For good measure, before reaching a seminal usage of the phrase, Luke once again makes a point to call attention to what he insists is the nefarious desire of the experts in the law, as in the nineteenth verse of chapter twenty, after Jesus has delivered yet another parable that is deemed to be yet another scathing rebuke of these antagonistic characters, Luke reports: “Then the experts in the law and the chief priests wanted to arrest Him that very hour, because they realized He had told this parable against them” (20:19a). After this, Luke presents the story of Jesus being questioned about paying taxes to Caesar (20:20-26). This is followed by a strange bit of questioning from the Sadducees in regards to marriage and the resurrection (20:27-40).
It can be here noted, with great interest, that the Sadducees now make their lone appearance in Luke’s Gospel. This occurs after the Pharisees have dropped out of view. Looking to Acts, where Luke reports that some members of the Pharisees have joined with the Christian community, there one finds conflict between the Pharisees and the Sadducees in the twenty-third chapter (in relation to Paul’s trial), in which the Pharisees (believers in the resurrection of the dead) are pitted against the Sadducees (“who contend that there is no resurrection” (20:27) – repeated in Acts 23:8). In addition to the fact that Luke, in the second portion of his narrative, cannot simply have the Sadducees appearing out of nowhere but needs to have them in conflict with Jesus, the previous excursus and possible conclusion in regards to the situation with the Pharisees and their disappearance from Luke’s narrative may also serve to explain Luke’s cursory mention of the Sadducees.
Moving along then, Jesus then goes into a dissertation, with this followed by a question, about the Messiah being both King David’s son and Lord (20:41-44). This is followed by Jesus’ warning to “Beware of the experts in the law” (20:46a). This comes on the heels of what looked like it could have been a paradigm shift in Luke’s presentation of the experts in the law. After Jesus had answered the questioning of the Sadducees, flatly rebuking their resurrection-denying position in the process, Luke reports that “some of the experts in the law answered, ‘Teacher, you have spoken well!’” (20:39). Luke also reports that “they did not dare any longer to ask Him anything” (20:40), though this could easily apply equally to both the Sadducees and the experts in the law.

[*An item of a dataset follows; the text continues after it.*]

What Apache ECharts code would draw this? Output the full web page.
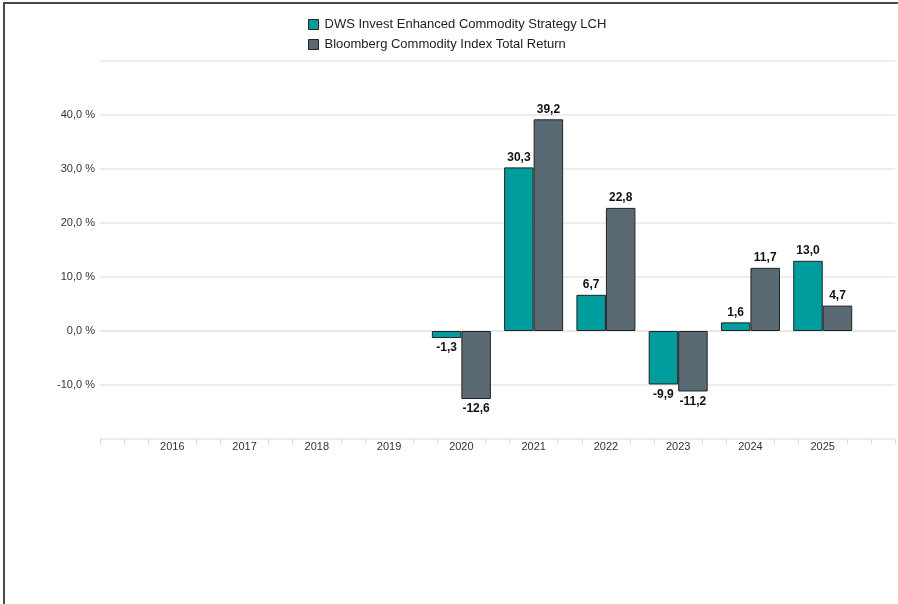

Those who comprise the initial and ongoing audience of this story, who are presumably at least somewhat familiar with the Jesus traditions, already know what is soon to happen. Indeed, those that may be unfamiliar with Jesus, who are hearing or reading this presentation for the first time, owing to the heightening sense of conflict that is sparked by Jesus’ actions in the Temple (the tremendous importance of which would be readily recognized by any denizen of the first century---or any century in almost any place for that matter), will more than realize that this story is building to a grand finale.
Throughout the story, lines of demarcation are being drawn. By this point, it is quite clear as to who it is that is going to ultimately be playing the role of villain in this story. Any reasonable person knows that the experts in the law have been positioned as the chief villains, and it merely remains to be seen how Luke’s telling of the Jesus story will play out. The potential paradigm shift comes with this report about the words of the experts in the law. It provides something of a ray of hope for them. This, along with the fact that the Pharisees are no longer the consistent companions of the experts in the law, with their role having been almost completely taken up by the chief priests, might cause one to think that the experts in the law are going to change their position concerning Jesus. Accordingly, perhaps Jesus will change His position concerning them.
Of course this is not to be. After a glimmer of hope appears for them, that light is quickly extinguished as Jesus warns the people away from them. This should not be unexpected. Not only have they been well-positioned as the villains of Luke’s narrative, as one can easily imagine boos and hisses from the crowd whenever they make their appearance on the stage of the story, but after all of the potential villainy that has been seen and heard, Jesus adds that “They like walking around in long robes, and they love elaborate greetings in the marketplaces and the best seats in the synagogues and the places of honor at banquets” (20:46).